TASK OBJECTIVE: Filter the records below and copy every line containing the word "this".

DATA SHOWN:
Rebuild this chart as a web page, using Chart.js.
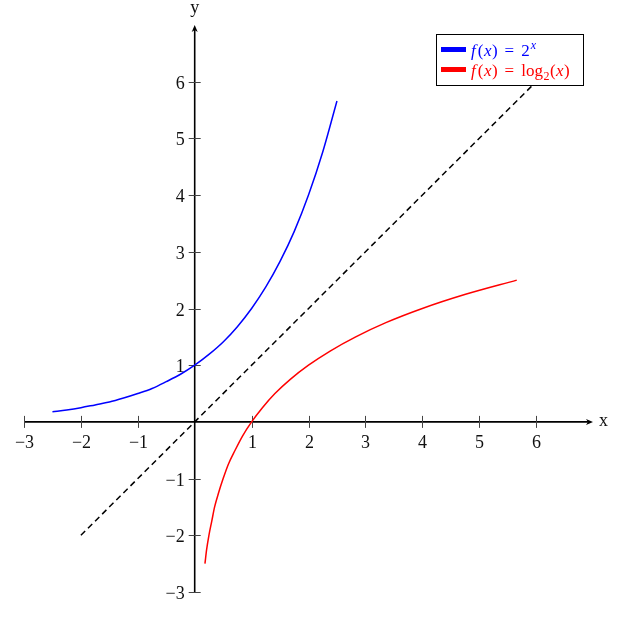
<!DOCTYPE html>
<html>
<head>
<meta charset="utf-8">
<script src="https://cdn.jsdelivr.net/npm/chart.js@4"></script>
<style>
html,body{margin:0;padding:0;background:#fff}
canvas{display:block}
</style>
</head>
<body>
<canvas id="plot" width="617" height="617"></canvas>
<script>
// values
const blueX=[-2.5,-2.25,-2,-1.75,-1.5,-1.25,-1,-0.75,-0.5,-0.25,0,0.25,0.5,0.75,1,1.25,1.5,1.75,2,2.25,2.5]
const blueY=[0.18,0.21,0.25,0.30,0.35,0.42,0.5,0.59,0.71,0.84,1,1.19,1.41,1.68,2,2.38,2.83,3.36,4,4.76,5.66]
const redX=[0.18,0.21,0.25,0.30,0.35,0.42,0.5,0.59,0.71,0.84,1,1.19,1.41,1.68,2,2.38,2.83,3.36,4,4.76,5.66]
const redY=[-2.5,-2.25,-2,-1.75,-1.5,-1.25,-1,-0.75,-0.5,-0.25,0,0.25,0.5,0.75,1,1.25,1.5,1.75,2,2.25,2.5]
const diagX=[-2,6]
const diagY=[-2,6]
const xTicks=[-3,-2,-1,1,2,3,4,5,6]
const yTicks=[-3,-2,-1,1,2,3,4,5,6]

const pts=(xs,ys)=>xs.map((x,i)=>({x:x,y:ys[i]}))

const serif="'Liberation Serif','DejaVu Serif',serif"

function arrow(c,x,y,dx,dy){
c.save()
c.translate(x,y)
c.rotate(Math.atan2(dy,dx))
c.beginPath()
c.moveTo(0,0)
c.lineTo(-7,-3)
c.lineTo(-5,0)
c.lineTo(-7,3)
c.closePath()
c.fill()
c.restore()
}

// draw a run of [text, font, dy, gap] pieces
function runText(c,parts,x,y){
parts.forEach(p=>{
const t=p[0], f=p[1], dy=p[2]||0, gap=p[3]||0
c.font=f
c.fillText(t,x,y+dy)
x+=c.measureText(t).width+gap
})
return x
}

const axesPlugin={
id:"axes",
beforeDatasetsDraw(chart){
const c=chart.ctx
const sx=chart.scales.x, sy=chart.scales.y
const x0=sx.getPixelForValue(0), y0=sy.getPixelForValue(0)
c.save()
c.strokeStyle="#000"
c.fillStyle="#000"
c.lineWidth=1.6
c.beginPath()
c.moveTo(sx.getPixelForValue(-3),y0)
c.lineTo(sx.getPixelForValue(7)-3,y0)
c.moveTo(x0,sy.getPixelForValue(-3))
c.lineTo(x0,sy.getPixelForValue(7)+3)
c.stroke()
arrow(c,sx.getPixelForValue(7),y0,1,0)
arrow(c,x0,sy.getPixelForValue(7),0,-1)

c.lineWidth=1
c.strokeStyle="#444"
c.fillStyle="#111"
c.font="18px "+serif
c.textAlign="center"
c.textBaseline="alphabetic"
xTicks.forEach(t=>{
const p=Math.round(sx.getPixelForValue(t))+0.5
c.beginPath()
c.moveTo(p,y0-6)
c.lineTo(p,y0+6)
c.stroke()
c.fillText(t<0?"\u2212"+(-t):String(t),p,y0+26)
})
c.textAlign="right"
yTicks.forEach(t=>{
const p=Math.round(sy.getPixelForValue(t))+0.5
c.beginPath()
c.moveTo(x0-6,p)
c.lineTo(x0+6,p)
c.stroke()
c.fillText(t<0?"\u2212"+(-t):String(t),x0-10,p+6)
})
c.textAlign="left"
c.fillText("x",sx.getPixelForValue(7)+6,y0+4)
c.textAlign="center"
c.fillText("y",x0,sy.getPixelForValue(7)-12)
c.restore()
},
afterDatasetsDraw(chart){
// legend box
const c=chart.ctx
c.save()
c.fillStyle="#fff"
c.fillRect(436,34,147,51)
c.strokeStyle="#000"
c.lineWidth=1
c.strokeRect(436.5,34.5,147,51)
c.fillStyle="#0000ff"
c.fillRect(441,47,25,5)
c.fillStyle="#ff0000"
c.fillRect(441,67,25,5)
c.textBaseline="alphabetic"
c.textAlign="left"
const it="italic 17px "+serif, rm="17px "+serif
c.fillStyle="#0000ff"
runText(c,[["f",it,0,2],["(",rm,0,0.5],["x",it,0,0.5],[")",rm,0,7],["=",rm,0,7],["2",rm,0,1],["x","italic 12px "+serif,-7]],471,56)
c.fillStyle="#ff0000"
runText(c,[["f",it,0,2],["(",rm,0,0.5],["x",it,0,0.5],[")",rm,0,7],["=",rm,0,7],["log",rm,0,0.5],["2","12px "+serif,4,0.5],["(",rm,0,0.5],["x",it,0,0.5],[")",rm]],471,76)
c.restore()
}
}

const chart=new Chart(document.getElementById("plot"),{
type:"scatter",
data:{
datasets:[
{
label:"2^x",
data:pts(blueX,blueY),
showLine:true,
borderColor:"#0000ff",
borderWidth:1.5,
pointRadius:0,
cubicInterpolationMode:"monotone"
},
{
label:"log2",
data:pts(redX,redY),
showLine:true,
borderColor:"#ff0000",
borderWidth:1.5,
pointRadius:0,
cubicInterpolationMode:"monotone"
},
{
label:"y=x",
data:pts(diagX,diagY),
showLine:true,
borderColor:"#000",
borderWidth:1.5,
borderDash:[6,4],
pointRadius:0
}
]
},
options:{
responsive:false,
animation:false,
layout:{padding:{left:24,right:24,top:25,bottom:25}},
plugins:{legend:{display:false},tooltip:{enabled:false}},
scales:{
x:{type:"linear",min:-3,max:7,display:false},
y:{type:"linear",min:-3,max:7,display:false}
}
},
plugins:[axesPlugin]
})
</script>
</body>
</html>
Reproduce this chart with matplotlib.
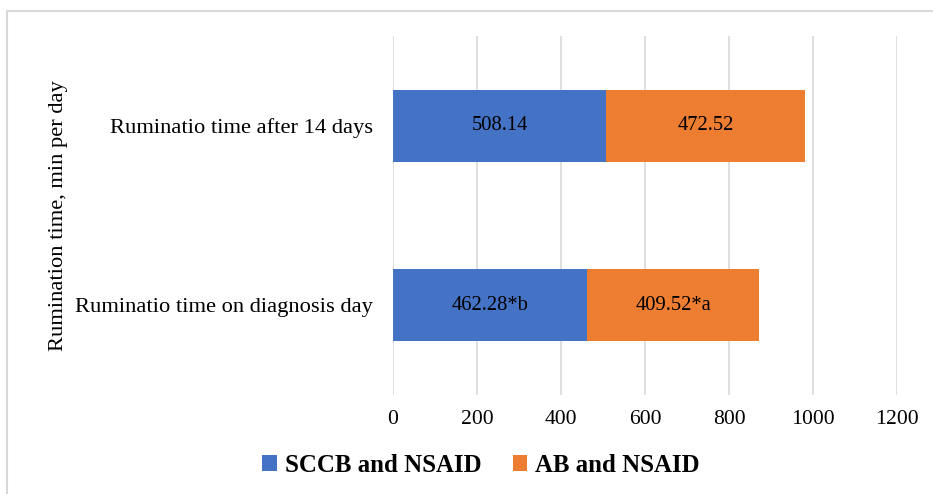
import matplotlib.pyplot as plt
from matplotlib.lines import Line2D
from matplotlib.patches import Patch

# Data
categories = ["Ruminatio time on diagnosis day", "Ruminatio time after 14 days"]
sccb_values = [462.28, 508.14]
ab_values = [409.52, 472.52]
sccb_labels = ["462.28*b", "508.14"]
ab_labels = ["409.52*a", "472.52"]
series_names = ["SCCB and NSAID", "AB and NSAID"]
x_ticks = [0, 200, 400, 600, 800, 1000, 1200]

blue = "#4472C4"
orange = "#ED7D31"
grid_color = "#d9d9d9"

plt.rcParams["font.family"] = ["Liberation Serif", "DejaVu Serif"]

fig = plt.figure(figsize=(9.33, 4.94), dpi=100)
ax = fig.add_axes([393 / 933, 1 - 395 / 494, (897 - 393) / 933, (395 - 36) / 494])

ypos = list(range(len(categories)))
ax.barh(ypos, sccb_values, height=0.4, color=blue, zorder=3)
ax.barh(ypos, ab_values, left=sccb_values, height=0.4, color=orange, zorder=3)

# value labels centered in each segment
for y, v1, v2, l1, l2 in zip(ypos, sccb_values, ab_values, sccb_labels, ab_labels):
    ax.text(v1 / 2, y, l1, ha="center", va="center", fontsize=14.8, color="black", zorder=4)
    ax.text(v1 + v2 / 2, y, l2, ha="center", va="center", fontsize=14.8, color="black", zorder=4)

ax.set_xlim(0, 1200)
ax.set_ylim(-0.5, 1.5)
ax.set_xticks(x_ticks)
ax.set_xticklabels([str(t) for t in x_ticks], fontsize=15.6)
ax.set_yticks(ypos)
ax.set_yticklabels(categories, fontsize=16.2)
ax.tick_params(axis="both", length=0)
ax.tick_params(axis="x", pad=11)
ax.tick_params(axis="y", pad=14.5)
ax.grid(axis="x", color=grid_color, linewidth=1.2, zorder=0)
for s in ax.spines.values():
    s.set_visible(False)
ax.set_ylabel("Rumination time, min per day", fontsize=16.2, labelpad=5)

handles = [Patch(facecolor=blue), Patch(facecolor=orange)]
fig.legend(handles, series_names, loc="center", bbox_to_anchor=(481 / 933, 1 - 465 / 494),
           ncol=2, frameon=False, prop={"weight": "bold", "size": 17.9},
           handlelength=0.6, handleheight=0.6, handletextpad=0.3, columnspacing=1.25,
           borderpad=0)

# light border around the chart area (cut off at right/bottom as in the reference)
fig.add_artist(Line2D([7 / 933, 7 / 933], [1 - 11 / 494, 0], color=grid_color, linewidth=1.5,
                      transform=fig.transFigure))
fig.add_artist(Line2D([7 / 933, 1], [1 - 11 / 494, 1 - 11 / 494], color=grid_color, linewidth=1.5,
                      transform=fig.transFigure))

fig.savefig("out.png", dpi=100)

FINISHED ANSWER:
Rebuild this chart as a web page, using Chart.js.
Reproduce this chart with matplotlib.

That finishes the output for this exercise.